[Saved data entries]

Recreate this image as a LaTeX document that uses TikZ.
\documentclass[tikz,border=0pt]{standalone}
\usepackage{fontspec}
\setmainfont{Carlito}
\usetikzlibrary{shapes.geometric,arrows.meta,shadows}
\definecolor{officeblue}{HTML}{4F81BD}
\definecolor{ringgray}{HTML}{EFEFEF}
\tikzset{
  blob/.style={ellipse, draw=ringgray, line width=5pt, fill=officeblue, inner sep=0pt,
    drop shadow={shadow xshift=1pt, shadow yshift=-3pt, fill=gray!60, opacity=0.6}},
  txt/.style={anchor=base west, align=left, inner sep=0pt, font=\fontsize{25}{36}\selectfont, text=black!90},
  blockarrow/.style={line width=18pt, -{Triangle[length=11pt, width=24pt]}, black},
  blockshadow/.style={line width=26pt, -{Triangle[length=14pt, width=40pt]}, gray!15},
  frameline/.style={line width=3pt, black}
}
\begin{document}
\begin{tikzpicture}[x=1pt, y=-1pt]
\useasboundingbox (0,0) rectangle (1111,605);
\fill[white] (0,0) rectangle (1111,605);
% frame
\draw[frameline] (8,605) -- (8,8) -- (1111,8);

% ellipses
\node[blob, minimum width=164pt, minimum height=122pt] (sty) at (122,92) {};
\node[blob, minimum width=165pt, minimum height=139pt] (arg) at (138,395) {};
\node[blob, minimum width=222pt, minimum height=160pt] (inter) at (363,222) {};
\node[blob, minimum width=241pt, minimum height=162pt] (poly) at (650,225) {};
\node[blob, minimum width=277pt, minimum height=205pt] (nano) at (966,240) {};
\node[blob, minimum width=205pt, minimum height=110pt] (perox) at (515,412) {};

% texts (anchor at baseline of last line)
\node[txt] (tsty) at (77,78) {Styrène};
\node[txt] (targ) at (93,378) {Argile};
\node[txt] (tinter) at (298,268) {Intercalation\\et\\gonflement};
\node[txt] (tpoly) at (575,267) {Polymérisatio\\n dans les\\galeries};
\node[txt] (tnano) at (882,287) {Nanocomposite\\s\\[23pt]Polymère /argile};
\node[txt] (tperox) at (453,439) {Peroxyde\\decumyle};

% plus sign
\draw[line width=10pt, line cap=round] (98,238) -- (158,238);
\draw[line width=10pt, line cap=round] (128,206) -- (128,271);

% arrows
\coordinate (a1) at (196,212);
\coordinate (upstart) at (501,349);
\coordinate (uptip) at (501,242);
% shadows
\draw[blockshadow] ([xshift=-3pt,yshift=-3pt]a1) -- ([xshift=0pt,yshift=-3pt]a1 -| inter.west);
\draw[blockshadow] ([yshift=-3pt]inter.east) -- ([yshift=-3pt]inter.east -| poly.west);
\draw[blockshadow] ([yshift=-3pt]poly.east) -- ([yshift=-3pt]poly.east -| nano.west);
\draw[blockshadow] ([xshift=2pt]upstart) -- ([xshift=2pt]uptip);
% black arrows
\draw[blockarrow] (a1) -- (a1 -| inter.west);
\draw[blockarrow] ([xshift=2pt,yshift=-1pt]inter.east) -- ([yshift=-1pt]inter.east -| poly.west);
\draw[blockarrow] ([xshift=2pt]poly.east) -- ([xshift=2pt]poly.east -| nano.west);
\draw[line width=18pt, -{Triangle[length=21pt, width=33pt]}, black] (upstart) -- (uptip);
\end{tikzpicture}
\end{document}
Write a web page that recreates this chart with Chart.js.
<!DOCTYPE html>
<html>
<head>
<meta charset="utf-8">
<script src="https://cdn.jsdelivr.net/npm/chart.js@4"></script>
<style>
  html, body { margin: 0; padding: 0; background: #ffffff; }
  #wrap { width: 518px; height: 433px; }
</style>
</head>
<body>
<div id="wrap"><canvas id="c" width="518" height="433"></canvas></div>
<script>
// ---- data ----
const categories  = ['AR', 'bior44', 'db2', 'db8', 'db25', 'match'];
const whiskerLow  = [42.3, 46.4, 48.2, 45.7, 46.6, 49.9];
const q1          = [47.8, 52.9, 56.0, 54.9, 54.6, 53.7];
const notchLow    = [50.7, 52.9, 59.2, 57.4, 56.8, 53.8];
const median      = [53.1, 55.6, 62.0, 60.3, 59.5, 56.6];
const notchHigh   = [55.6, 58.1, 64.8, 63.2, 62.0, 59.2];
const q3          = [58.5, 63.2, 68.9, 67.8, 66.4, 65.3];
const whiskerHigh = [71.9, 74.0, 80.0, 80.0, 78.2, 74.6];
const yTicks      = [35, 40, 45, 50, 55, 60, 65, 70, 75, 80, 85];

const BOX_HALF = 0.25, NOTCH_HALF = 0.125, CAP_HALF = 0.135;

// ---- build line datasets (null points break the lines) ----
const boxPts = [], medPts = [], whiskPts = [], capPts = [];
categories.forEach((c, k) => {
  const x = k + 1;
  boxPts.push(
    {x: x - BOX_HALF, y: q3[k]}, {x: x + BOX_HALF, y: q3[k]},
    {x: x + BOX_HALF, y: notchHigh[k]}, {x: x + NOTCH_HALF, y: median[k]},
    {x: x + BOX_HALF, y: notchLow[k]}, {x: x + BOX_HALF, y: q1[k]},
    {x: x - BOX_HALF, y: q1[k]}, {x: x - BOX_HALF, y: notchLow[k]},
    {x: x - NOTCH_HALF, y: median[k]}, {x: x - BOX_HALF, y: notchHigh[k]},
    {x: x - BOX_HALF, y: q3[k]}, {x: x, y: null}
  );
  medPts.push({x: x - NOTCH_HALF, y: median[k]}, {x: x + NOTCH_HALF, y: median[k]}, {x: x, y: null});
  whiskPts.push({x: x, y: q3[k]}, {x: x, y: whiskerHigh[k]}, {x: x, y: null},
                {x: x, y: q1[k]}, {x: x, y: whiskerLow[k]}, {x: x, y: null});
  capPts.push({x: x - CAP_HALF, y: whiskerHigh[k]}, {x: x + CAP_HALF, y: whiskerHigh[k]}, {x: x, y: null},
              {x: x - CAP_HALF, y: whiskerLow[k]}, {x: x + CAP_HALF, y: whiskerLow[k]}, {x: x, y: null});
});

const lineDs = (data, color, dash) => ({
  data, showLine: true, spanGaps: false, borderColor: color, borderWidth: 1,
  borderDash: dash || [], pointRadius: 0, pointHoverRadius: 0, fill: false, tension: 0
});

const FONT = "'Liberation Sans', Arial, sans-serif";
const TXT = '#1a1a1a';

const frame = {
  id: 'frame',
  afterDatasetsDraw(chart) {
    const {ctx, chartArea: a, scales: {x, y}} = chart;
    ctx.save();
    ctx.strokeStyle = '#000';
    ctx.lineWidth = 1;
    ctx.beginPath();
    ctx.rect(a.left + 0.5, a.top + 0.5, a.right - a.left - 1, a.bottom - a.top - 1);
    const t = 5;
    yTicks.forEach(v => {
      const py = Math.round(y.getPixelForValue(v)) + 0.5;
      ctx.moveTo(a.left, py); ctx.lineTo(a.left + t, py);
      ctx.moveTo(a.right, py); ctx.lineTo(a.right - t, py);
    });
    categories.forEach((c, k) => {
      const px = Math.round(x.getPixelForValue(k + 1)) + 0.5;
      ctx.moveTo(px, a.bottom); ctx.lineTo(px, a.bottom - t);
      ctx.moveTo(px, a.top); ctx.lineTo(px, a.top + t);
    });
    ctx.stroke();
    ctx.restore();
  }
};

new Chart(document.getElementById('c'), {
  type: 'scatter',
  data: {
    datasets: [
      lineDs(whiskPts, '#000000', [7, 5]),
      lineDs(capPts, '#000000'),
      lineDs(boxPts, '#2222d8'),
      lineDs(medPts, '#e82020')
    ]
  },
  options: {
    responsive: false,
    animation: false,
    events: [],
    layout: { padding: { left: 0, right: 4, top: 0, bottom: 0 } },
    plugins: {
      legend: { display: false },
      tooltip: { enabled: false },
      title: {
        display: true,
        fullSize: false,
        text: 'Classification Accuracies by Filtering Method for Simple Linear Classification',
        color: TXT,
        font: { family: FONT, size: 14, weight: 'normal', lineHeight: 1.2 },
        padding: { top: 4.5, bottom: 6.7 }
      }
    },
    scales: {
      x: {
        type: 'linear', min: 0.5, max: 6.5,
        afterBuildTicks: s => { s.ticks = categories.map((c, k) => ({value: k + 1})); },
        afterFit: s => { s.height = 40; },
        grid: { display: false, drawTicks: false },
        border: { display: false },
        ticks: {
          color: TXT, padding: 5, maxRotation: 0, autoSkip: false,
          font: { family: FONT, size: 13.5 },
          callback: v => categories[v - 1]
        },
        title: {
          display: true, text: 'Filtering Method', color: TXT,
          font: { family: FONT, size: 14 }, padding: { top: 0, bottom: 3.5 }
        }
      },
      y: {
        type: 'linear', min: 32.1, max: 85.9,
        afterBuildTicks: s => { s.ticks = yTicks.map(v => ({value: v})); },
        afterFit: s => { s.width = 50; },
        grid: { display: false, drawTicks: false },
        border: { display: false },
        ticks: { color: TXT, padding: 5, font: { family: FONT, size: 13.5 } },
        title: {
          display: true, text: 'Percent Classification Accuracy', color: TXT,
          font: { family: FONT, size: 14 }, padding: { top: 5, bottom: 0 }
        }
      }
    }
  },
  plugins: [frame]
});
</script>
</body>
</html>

==

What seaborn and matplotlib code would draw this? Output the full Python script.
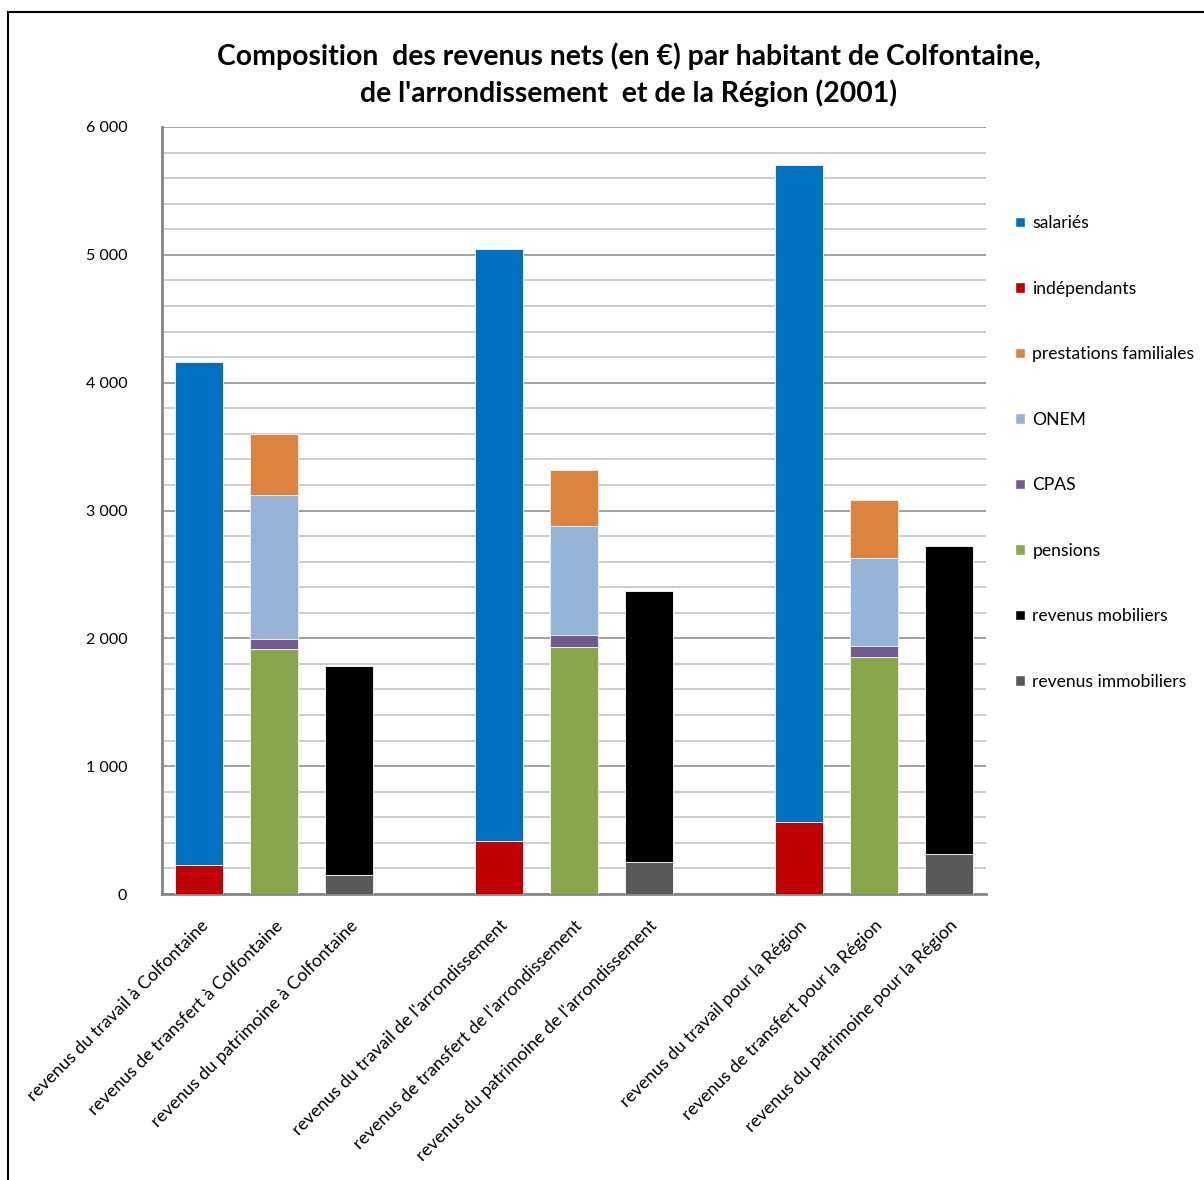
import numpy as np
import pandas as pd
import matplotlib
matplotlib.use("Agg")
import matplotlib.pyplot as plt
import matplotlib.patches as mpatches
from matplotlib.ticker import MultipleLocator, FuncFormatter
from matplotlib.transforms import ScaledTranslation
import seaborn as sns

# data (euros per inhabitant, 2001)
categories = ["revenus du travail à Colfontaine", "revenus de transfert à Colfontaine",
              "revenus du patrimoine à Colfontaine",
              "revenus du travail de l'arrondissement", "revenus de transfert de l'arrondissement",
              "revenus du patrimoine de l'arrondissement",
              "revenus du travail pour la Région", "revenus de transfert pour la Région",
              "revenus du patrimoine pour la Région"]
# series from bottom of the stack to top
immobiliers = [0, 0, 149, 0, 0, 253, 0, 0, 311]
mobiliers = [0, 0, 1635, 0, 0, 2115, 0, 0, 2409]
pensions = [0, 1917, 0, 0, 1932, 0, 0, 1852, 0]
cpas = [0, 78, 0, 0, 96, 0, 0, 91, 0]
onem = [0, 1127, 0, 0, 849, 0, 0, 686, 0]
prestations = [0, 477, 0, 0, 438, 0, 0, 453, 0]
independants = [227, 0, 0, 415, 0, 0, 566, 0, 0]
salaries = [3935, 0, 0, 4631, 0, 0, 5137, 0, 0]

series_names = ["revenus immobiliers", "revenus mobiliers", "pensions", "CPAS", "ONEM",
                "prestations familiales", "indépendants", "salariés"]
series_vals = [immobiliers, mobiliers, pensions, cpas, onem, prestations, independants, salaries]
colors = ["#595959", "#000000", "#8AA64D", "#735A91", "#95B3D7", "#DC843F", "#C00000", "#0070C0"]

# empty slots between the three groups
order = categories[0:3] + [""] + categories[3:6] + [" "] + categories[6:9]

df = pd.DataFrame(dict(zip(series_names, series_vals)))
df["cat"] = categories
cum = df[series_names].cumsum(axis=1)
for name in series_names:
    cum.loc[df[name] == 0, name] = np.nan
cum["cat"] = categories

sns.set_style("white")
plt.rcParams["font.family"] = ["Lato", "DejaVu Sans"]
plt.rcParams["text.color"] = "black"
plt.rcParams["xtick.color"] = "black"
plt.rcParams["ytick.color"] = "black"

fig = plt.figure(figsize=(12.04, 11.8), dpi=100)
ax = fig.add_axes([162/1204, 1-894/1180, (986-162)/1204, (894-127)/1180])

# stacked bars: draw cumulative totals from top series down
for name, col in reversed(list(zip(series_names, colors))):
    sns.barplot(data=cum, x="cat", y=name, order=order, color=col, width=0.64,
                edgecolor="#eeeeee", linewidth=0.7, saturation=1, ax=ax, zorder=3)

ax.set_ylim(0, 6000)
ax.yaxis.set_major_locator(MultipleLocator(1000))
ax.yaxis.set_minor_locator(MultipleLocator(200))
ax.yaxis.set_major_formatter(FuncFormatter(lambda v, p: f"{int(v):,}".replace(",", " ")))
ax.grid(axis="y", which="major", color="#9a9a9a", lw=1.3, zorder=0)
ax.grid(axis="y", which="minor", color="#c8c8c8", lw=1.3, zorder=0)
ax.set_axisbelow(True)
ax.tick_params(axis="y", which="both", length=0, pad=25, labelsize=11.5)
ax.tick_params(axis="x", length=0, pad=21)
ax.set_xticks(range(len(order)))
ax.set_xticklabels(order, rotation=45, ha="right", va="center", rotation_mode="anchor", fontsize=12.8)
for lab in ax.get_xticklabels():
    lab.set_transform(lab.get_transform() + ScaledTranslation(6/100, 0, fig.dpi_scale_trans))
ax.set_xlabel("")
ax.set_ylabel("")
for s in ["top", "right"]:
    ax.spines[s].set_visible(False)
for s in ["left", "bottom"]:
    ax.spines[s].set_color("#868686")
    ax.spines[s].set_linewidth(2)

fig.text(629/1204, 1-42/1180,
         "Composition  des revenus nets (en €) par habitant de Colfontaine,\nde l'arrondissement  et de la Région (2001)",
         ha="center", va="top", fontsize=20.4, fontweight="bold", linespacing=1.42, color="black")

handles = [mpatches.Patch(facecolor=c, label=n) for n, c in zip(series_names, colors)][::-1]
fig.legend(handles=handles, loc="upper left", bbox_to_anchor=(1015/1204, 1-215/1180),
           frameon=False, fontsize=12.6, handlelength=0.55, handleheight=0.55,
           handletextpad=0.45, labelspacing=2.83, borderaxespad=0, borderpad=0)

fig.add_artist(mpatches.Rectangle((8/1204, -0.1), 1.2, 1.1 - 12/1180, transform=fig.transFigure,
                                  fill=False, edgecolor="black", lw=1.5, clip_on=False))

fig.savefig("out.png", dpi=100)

● **TASK STATEMENT**: From the records above, copy exactly the lines starting at the one with "What seaborn and" and ending at the one with "import seaborn as sns", and no others. Pictures stay out.

● **TASK OUTPUT**:
What seaborn and matplotlib code would draw this? Output the full Python script.
import numpy as np
import pandas as pd
import matplotlib
matplotlib.use("Agg")
import matplotlib.pyplot as plt
import matplotlib.patches as mpatches
from matplotlib.ticker import MultipleLocator, FuncFormatter
from matplotlib.transforms import ScaledTranslation
import seaborn as sns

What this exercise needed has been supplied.